Fixed or Variable After You Refinance?
Once you decide to refinance, you'll need to choose between a fixed rate, a variable rate, or a split loan. Variable rates tend to be lower at the outset and give you flexibility to make extra repayments without penalty. Fixed rates offer certainty, which can be valuable if you're on a tight budget and need predictable repayments.
For Bullsbrook residents managing lifestyle properties with variable costs like water, fencing, and land maintenance, a variable rate can provide the flexibility to make lump sum repayments when you have surplus income. On the other hand, if you prefer stability and want to lock in a lower rate before potential increases, a fixed term may suit you. Many borrowers choose to split their loan between fixed and variable, which balances certainty with flexibility.
What Happens to Your Redraw or Offset Account?
If you've built up funds in a redraw facility or offset account with your current lender, those funds won't automatically transfer when you refinance. You'll need to withdraw or transfer the balance before your old loan settles. This can temporarily reduce your available cash, so plan ahead if you rely on those funds for emergencies or upcoming expenses.
For homeowners in Bullsbrook who use offset accounts to manage irregular income from contracting work, farming, or seasonal employment, maintaining access to surplus funds is important. When refinancing, confirm that your new loan offers the same features and that any offset account is linked correctly from day one.
Should You Use a Broker to Refinance?
A mortgage broker can compare rates across multiple lenders, help you navigate the application process, and identify loan features that suit your circumstances. Brokers often have access to rates and products that aren't advertised directly to consumers, and they can negotiate on your behalf. For homeowners in Bullsbrook, where property types range from standard residential to semi-rural acreage, a broker familiar with the local market can match you with lenders who understand the area and are comfortable with non-standard security.
Brokers also manage the paperwork, liaise with lenders, and keep the process moving, which saves you time and reduces the risk of delays. If you're refinancing to take advantage of a rate offer with a limited window, having a broker coordinate the application can be the difference between securing the rate and missing out.
If you're weighing up whether refinancing to reduce your rate makes sense for your situation, call one of our team or book an appointment at a time that works for you. We'll walk through your current loan, compare what's available, and show you the numbers so you can make an informed decision.

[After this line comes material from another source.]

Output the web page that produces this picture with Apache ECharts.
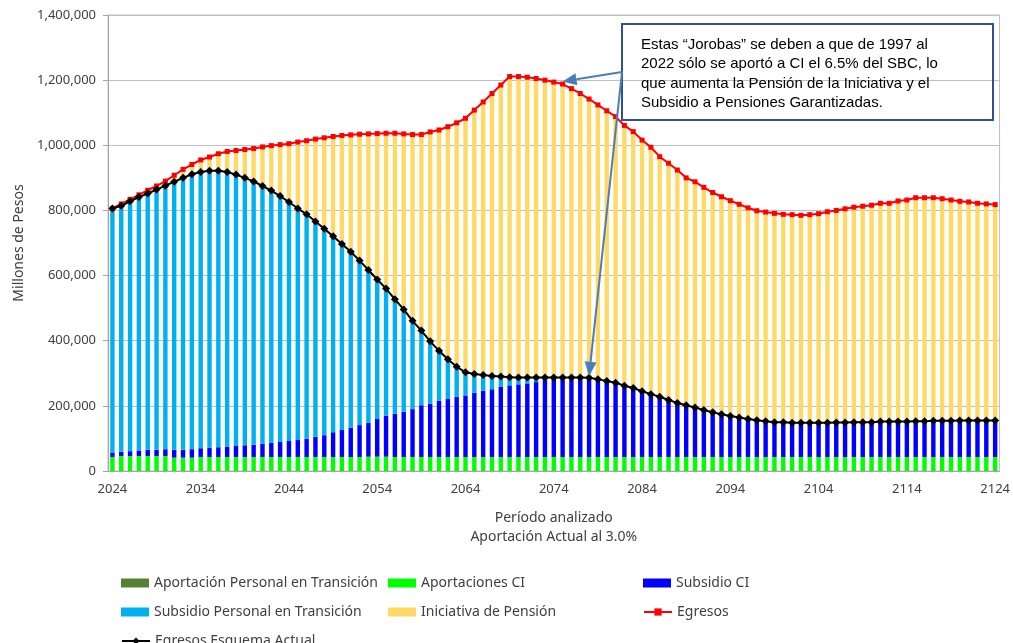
<!DOCTYPE html>
<html>
<head>
<meta charset="utf-8">
<script src="https://cdn.jsdelivr.net/npm/echarts@6/dist/echarts.min.js"></script>
<style>
html, body { margin: 0; padding: 0; background: #fff; }
#main { width: 1013px; height: 643px; }
</style>
</head>
<body>
<div id="main"></div>
<script>
// años 2024 - 2124
var years = [];
for (var yr = 2024; yr <= 2124; yr++) years.push(String(yr));

var aportPersonal = [
    0, 0, 0, 0, 0, 0, 0, 0, 0, 0,
    0, 0, 0, 0, 0, 0, 0, 0, 0, 0,
    0, 0, 0, 0, 0, 0, 0, 0, 0, 0,
    0, 0, 0, 0, 0, 0, 0, 0, 0, 0,
    0, 0, 0, 0, 0, 0, 0, 0, 0, 0,
    0, 0, 0, 0, 0, 0, 0, 0, 0, 0,
    0, 0, 0, 0, 0, 0, 0, 0, 0, 0,
    0, 0, 0, 0, 0, 0, 0, 0, 0, 0,
    0, 0, 0, 0, 0, 0, 0, 0, 0, 0,
    0, 0, 0, 0, 0, 0, 0, 0, 0, 0,
    0
];

var aportCI = [
    43000, 46000, 46000, 46000, 46000, 46000, 46000, 41000, 41000, 41000,
    43000, 43000, 43000, 43000, 43000, 43000, 43000, 43000, 43000, 43000,
    43000, 43000, 43000, 43000, 43000, 43000, 43000, 43000, 43000, 44000,
    44000, 44000, 43000, 43000, 43000, 43000, 43000, 43000, 43000, 43000,
    43000, 43000, 43000, 43000, 43000, 43000, 43000, 43000, 43000, 43000,
    43000, 43000, 43000, 43000, 43000, 43000, 43000, 43000, 43000, 43000,
    43000, 43000, 43000, 43000, 43000, 43000, 43000, 43000, 43000, 43000,
    43000, 43000, 43000, 43000, 43000, 43000, 43000, 43000, 43000, 43000,
    43000, 43000, 43000, 43000, 43000, 43000, 43000, 43000, 43000, 43000,
    43000, 43000, 43000, 43000, 43000, 43000, 43000, 43000, 43000, 43000,
    43000
];

var subsidioCI = [
    14000, 13000, 15000, 17000, 19000, 19000, 21000, 24000, 24000, 26000,
    27000, 29000, 30000, 32000, 34000, 36000, 38000, 41000, 44000, 46000,
    49000, 54000, 56000, 62000, 67000, 76000, 83000, 90000, 98000, 104000,
    116000, 126000, 133000, 139000, 147000, 159000, 163000, 173000, 178000, 185000,
    189000, 197000, 203000, 208000, 215000, 220000, 223000, 226000, 230000, 238000,
    244000, 244000, 244000, 244000, 243000, 239000, 233000, 228000, 219000, 212000,
    202000, 193000, 185000, 175000, 166000, 159000, 152000, 144000, 137000, 131000,
    126000, 121000, 117000, 113000, 110000, 107000, 107000, 105000, 105000, 105000,
    105000, 105000, 106000, 106000, 107000, 107000, 107000, 109000, 109000, 109000,
    109000, 110000, 110000, 111000, 111000, 111000, 112000, 112000, 112000, 112000,
    112000
];

var subsidioPersonal = [
    749000, 755000, 767000, 778000, 787000, 799000, 809000, 823000, 835000, 844000,
    848000, 850000, 849000, 843000, 833000, 821000, 808000, 791000, 774000, 755000,
    734000, 709000, 689000, 661000, 634000, 602000, 571000, 540000, 505000, 469000,
    428000, 390000, 351000, 314000, 271000, 229000, 192000, 153000, 122000, 92000,
    71000, 58000, 49000, 41000, 32000, 25000, 21000, 18000, 14000, 6000,
    0, 0, 0, 0, 0, 0, 0, 0, 0, 0,
    0, 0, 0, 0, 0, 0, 0, 0, 0, 0,
    0, 0, 0, 0, 0, 0, 0, 0, 0, 0,
    0, 0, 0, 0, 0, 0, 0, 0, 0, 0,
    0, 0, 0, 0, 0, 0, 0, 0, 0, 0,
    0
];

var iniciativa = [
    0, 6000, 6000, 7000, 10000, 11000, 14000, 20000, 26000, 30000,
    37000, 42000, 52000, 63000, 74000, 87000, 101000, 120000, 138000, 158000,
    179000, 204000, 226000, 253000, 279000, 306000, 333000, 359000, 388000, 418000,
    448000, 477000, 510000, 539000, 572000, 602000, 643000, 678000, 714000, 749000,
    780000, 810000, 838000, 867000, 895000, 923000, 924000, 922000, 918000, 913000,
    907000, 901000, 887000, 872000, 856000, 842000, 830000, 817000, 799000, 787000,
    771000, 758000, 737000, 727000, 715000, 698000, 693000, 684000, 675000, 668000,
    661000, 655000, 648000, 643000, 642000, 641000, 638000, 639000, 637000, 639000,
    642000, 648000, 651000, 656000, 660000, 663000, 666000, 670000, 670000, 677000,
    680000, 686000, 686000, 685000, 682000, 678000, 673000, 671000, 667000, 665000,
    663000
];

var egresos = [
    806000, 820000, 834000, 848000, 862000, 875000, 890000, 908000, 926000, 941000,
    955000, 964000, 974000, 981000, 984000, 987000, 990000, 995000, 999000, 1002000,
    1005000, 1010000, 1014000, 1019000, 1023000, 1027000, 1030000, 1032000, 1034000, 1035000,
    1036000, 1037000, 1037000, 1035000, 1033000, 1033000, 1041000, 1047000, 1057000, 1069000,
    1083000, 1108000, 1133000, 1159000, 1185000, 1211000, 1211000, 1209000, 1205000, 1200000,
    1194000, 1188000, 1174000, 1159000, 1142000, 1124000, 1106000, 1088000, 1061000, 1042000,
    1016000, 994000, 965000, 945000, 924000, 900000, 888000, 871000, 855000, 842000,
    830000, 819000, 808000, 799000, 795000, 791000, 788000, 787000, 785000, 787000,
    790000, 796000, 800000, 805000, 810000, 813000, 816000, 822000, 822000, 829000,
    832000, 839000, 839000, 839000, 836000, 832000, 828000, 826000, 822000, 820000,
    818000
];

var egresosActual = [
    806000, 814000, 828000, 841000, 852000, 864000, 876000, 888000, 900000, 911000,
    918000, 922000, 922000, 918000, 910000, 900000, 889000, 875000, 861000, 844000,
    826000, 806000, 788000, 766000, 744000, 721000, 697000, 673000, 646000, 617000,
    588000, 560000, 527000, 496000, 461000, 431000, 398000, 369000, 343000, 320000,
    303000, 298000, 295000, 292000, 290000, 288000, 287000, 287000, 287000, 287000,
    287000, 287000, 287000, 287000, 286000, 282000, 276000, 271000, 262000, 255000,
    245000, 236000, 228000, 218000, 209000, 202000, 195000, 187000, 180000, 174000,
    169000, 164000, 160000, 156000, 153000, 150000, 150000, 148000, 148000, 148000,
    148000, 148000, 149000, 149000, 150000, 150000, 150000, 152000, 152000, 152000,
    152000, 153000, 153000, 154000, 154000, 154000, 155000, 155000, 155000, 155000,
    155000
];

var nota = [
    'Estas \u201cJorobas\u201d se deben a que de 1997 al',
    '2022 sólo se aportó a CI el 6.5% del SBC, lo',
    'que aumenta la Pensión de la Iniciativa y el',
    'Subsidio a Pensiones Garantizadas.'
];

var txt = '#404040';
var font = 'Noto Sans';

function barra(name, color, data) {
    return {
        name: name,
        type: 'bar',
        stack: 'total',
        barWidth: '50%',
        itemStyle: { color: color },
        data: data
    };
}

function linea(name, color, symbol, size, z, data) {
    return {
        name: name,
        type: 'line',
        symbol: symbol,
        symbolSize: size,
        showAllSymbol: true,
        itemStyle: { color: color },
        lineStyle: { color: color, width: 2 },
        z: z,
        data: data
    };
}

// una leyenda por elemento para acomodarlas en tres columnas
function leyenda(left, top, name, icon) {
    var item = icon ? { name: name, icon: icon } : name;
    return {
        left: left,
        top: top,
        itemWidth: 28,
        itemHeight: 9,
        textStyle: { color: txt, fontFamily: font, fontSize: 14, lineHeight: 16 },
        data: [item]
    };
}

var myChart = echarts.init(document.getElementById('main'));
var option = {
    animation: false,
    grid: {
        left: 108, right: 12, top: 15, bottom: 172,
        show: true, borderColor: '#bfbfbf', borderWidth: 1
    },
    legend: [
        leyenda(116, 570, 'Aportación Personal en Transición', 'rect'),
        leyenda(383, 570, 'Aportaciones CI', 'rect'),
        leyenda(638, 570, 'Subsidio CI', 'rect'),
        leyenda(116, 599, 'Subsidio Personal en Transición', 'rect'),
        leyenda(383, 599, 'Iniciativa de Pensión', 'rect'),
        leyenda(638, 599, 'Egresos'),
        leyenda(116, 628, 'Egresos Esquema Actual')
    ],
    xAxis: {
        type: 'category',
        data: years,
        name: 'Período analizado\nAportación Actual al 3.0%',
        nameLocation: 'middle',
        nameGap: 38,
        nameTextStyle: { color: txt, fontFamily: font, fontSize: 14, lineHeight: 19 },
        axisLine: { lineStyle: { color: '#a6a6a6' } },
        axisTick: { interval: 4, length: 6, lineStyle: { color: '#a6a6a6' } },
        axisLabel: { interval: 9, color: txt, fontFamily: font, fontSize: 13, margin: 12 }
    },
    yAxis: {
        type: 'value',
        min: 0,
        max: 1400000,
        interval: 200000,
        name: 'Millones de Pesos',
        nameLocation: 'middle',
        nameGap: 82,
        nameTextStyle: { color: txt, fontFamily: font, fontSize: 14 },
        axisLine: { show: true, lineStyle: { color: '#a6a6a6' } },
        axisTick: { show: true, length: 5, lineStyle: { color: '#a6a6a6' } },
        splitLine: { lineStyle: { color: '#bfbfbf' } },
        axisLabel: {
            color: txt, fontFamily: font, fontSize: 13, margin: 12,
            formatter: function (v) { return v.toLocaleString('en-US'); }
        }
    },
    series: [
        barra('Aportación Personal en Transición', '#548235', aportPersonal),
        barra('Aportaciones CI', '#00ff00', aportCI),
        barra('Subsidio CI', '#0000ff', subsidioCI),
        barra('Subsidio Personal en Transición', '#00b0f0', subsidioPersonal),
        barra('Iniciativa de Pensión', '#ffd966', iniciativa),
        linea('Egresos', '#ff0000', 'rect', 5, 5, egresos),
        linea('Egresos Esquema Actual', '#000000', 'diamond', 8, 6, egresosActual)
    ]
};
myChart.setOption(option);

// cuadro de nota con flechas
var caja = { x: 622, y: 24, w: 371, h: 96 };
var origen = [caja.x, 72];
var azul = '#4a7ebb';

function flecha(desde, punta) {
    var dx = punta[0] - desde[0], dy = punta[1] - desde[1];
    var len = Math.sqrt(dx * dx + dy * dy);
    var ux = dx / len, uy = dy / len;
    var hl = 14, hw = 6;
    var bx = punta[0] - ux * hl, by = punta[1] - uy * hl;
    return [
        { type: 'line', shape: { x1: desde[0], y1: desde[1], x2: bx, y2: by }, style: { stroke: azul, lineWidth: 2 }, z: 20 },
        { type: 'polygon', shape: { points: [punta, [bx - uy * hw, by + ux * hw], [bx + uy * hw, by - ux * hw]] }, style: { fill: azul }, z: 20 }
    ];
}

var p1 = myChart.convertToPixel({ xAxisIndex: 0, yAxisIndex: 0 }, ['2075', 1196000]);
var p2 = myChart.convertToPixel({ xAxisIndex: 0, yAxisIndex: 0 }, ['2078', 292000]);

var elementos = [
    {
        type: 'rect',
        shape: { x: caja.x, y: caja.y, width: caja.w, height: caja.h },
        style: { fill: 'none', stroke: '#2f528f', lineWidth: 2 },
        z: 20
    },
    {
        type: 'text',
        x: 641,
        y: 35,
        style: {
            text: nota.join('\n'),
            fontFamily: 'Liberation Sans',
            fontSize: 15,
            lineHeight: 19.5,
            fill: '#000000'
        },
        z: 21
    }
].concat(flecha(origen, p1), flecha(origen, p2));

myChart.setOption({ graphic: { elements: elementos } });
</script>
</body>
</html>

Frequently Asked Questions
Can I refinance my home loan just to get a lower interest rate?
Yes, refinancing purely to secure a lower interest rate is one of the most common reasons homeowners switch lenders. If rates have dropped or your financial situation has improved, you may now qualify for a more competitive rate that reduces your repayments and overall interest costs.
What costs are involved in refinancing to a lower rate?
You'll typically pay a discharge fee to your current lender, an application fee to your new lender, and possibly a valuation fee and settlement costs. If you're on a fixed rate and refinance early, you may also face break costs, which can be substantial depending on rate movements.
How much equity do I need to refinance for a lower rate?
Lenders generally offer their most competitive rates to borrowers with at least 20% equity in their property. If your equity has increased since you first borrowed, either through repayments or property value growth, you may now qualify for a lower rate than when you originally took out your loan.
Should I use a mortgage broker to refinance?
A mortgage broker can compare rates across multiple lenders, access products not advertised to consumers, and negotiate on your behalf. For homeowners in Bullsbrook with varied property types, a broker familiar with the local market can match you with lenders who understand the area.
When does refinancing for a lower rate not make sense?
Refinancing may not be worthwhile if you're within a year or two of paying off your loan, as the upfront costs may exceed the savings. It's also worth checking if your current lender will negotiate your rate without you needing to switch, which saves time and money.